A common type of motion that can be modeled by motion in two dimensions is projectile motion. This is the path that an object on Earth travels as it moved through the air after it has been thrown or projected from a starting point.

When first studying projectile motion, we ignore air resistance for simplicity, although in many cases, air resistance does not significantly affect projectile motion.

When imagining how an object moves through space in any scenario, we can choose our coordinate axes however we want. In the case of projectile motion, the simplest way is to imagine that the x-axis is parallel to the ground, and the y-axis is perpendicular to the ground.

On Earth, this means that along the y-axis, the object will be accelerated towards the ground in the negative direction due to the force of gravity (since we usually denote up as being positive, and down as being negative, \( g \) is negative), where \( g \) is the acceleration due to the force of gravity:

$$ a_y (t) = -g $$

Since we are ignoring air resistance, there will be no acceleration along the x-axis:

$$ a_x (t) = 0 $$

It turns out that from this initial assumption above, we are able to calculate both the position and velocity function of an object moving under projectile motion.

We can find the velocity functions by integrating the acceleration functions above:

$$v_x (t) = \int a_x (t) dt = v_{x0},$$

$$v_y (t) = \int a_y (t) dt = v_{y0} - g t,$$

where \( v_{x0} \) and \( v_{y0} \) are the initial velocities in the x and y-axes, respectively. As there is no acceleration along the x-axis, the velocity remains a constant, as expected.

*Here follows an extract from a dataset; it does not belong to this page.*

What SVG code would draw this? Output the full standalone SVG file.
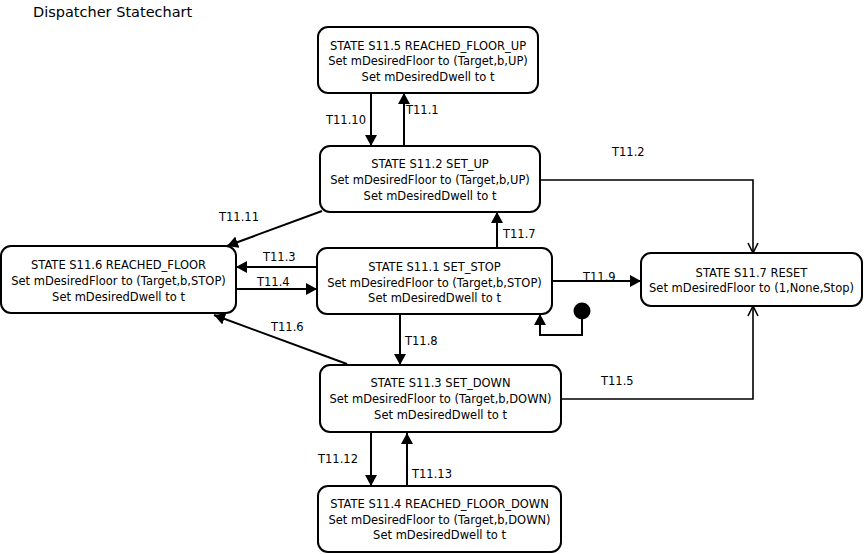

Since the y-axis does experience an acceleration due to the earth's gravity, the velocity does not remain constant, and in fact, increases in magnitude as time increases, as expected.

We can find the position function by integrating the above velocities:

$$x(t) = \int v_x (t) dt = x_0 + v_{x0} t,$$

$$y(t) = \int v_y (t) dt = y_0 + v_{y0} t - \frac{1}{2} g t^2,$$

where \( x_0 \) and \( y_0 \) are the initial positions of the object along the x and y axes respectively.

The position function for such an object is the following:

$$x(t) = x_0 + v_{x0} t,$$

$$y(t) = y_0 + v_{y0} t - \frac{1}{2} g t^2,$$

where \( x_0 \) and \( y_0 \) are the initial positions of the object along the x and y axes respectively.

The velocity function for such an object is the following:

$$v_x (t) = v_{x0},$$

$$v_y (t) = v_{y0} - g t,$$

where \( v_{x0} \) and \( v_{y0} \) are the initial velocities in the x and y-axes, respectively. As there is no acceleration along the x-axis, the velocity remains a constant, as expected. Since the y-axis does experience an acceleration due to the earth's gravity, the velocity does not remain constant, and in fact, increases in magnitude as time increases, as expected.